Dear Mr. Smarty Plants, After much online research, my property has been invaded by what I believe to be Persicaria polygonum punctata, more commonly known as dotted smartweed. I have tried horticultural vinegar but it only curled the leaves. Additionally, I have read that horticultural vinegar detrimentally changes the soil. These plants become at least three feet tall so it's hard to spray all parts of it. I have thought of covering them with clear plastic sheeting but don't know if that is enough heat to kill the roots. I feel my last resort is glyphosate, of which I have heard pros and cons. Digging them out is as horrendous as trying to comb out knotted hair and I do not have the time nor energy as they are everywhere. As I have said, I have been all over the Web looking for an answer as to how to kill these plants. Do you have any suggestions? I would really appreciate any advice you can provide. Jo

ANSWER:

I assume you mean Polygonum punctatum var. punctatum (syn.=Persicaria punctata)(dotted smartweed), a plant native to North America. Another common name is water smartweed.
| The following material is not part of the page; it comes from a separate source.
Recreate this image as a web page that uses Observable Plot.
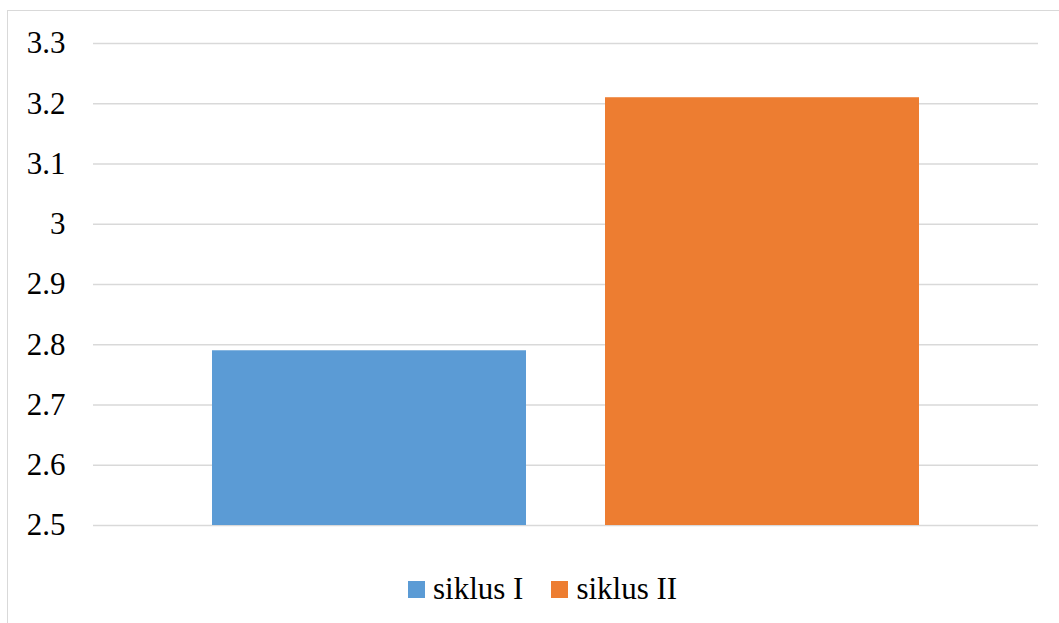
<!DOCTYPE html>
<html>
<head>
<meta charset="utf-8">
<script src="https://cdn.jsdelivr.net/npm/d3@7"></script>
<script src="https://cdn.jsdelivr.net/npm/@observablehq/plot@0.6"></script>
<style>
  html, body { margin: 0; padding: 0; background: #fff; }
  body { width: 1059px; height: 623px; position: relative; overflow: hidden; font-family: "Liberation Serif", "Times New Roman", serif; }
  #frame { position: absolute; left: 7px; top: 10px; width: 1100px; height: 700px; border: 1.5px solid #d9d9d9; box-sizing: border-box; }
  #chart { position: absolute; left: 0; top: 0; }
  #legend { position: absolute; left: 408px; top: 571px; display: flex; align-items: center; font-size: 31px; color: #000; white-space: nowrap; }
  .item { display: flex; align-items: center; }
  .item + .item { margin-left: 28px; }
  .sw { width: 17px; height: 17px; margin-right: 8px; }
</style>
</head>
<body>
<div id="frame"></div>
<div id="chart"></div>
<div id="legend"></div>
<script>
const categories = ["siklus I", "siklus II"];
const values = [2.79, 3.21];
const colors = ["#5b9bd5", "#ed7d31"];
const yTicks = [2.5, 2.6, 2.7, 2.8, 2.9, 3.0, 3.1, 3.2, 3.3];
const yBase = 2.5;

const data = categories.map((c, i) => ({ name: c, value: values[i] }));
const FONT = "'Liberation Serif', 'Times New Roman', serif";

const chart = Plot.plot({
  width: 1059,
  height: 550,
  marginLeft: 93,
  marginRight: 21,
  marginTop: 43,
  marginBottom: 25,
  style: { fontFamily: FONT, fontSize: "31px", color: "#000", background: "transparent", overflow: "visible" },
  x: { domain: categories, insetLeft: 118, insetRight: 118, paddingInner: 0.2, paddingOuter: 0, axis: null },
  y: { domain: [2.5, 3.3], axis: null },
  color: { domain: categories, range: colors },
  marks: [
    Plot.ruleY(yTicks, { stroke: "#d9d9d9", strokeWidth: 1.5 }),
    Plot.barY(data, { x: "name", y1: yBase, y2: "value", fill: "name" }),
    Plot.axisY(yTicks, { label: null, tickSize: 0, tickPadding: 28, tickFormat: d => String(+d.toFixed(1)), fontSize: 31, fontFamily: FONT, fill: "#000" })
  ]
});
document.getElementById("chart").appendChild(chart);

const legend = document.getElementById("legend");
categories.forEach((c, i) => {
  const item = document.createElement("div");
  item.className = "item";
  const sw = document.createElement("div");
  sw.className = "sw";
  sw.style.background = colors[i];
  const label = document.createElement("span");
  label.textContent = c;
  item.appendChild(sw);
  item.appendChild(label);
  legend.appendChild(item);
});
</script>
</body>
</html>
Or, are you talking about Polygonum persicaria (spotted ladysthumb). This is an introduced species. Whichever one it is, the treatment will be the same. The most environmental friendly way, of course, would be to dig them out or pull them up. Alternatively, instead of spraying them you can cut them off near the ground and carefully paint or inject the cut stalk with herbicide. This would put the herbicide where it would do the most good and would be the least harmful to other plants and to the environment. If you spray them, you run the risk of harming other plants nearby that you want to save. Consult with the Cook County Extension Service or visit a reputable garden nursery for advice on the best herbicide to use. Please read carefully all instructions that come with the chemical and follow the safety guidelines to protect yourself and the environment.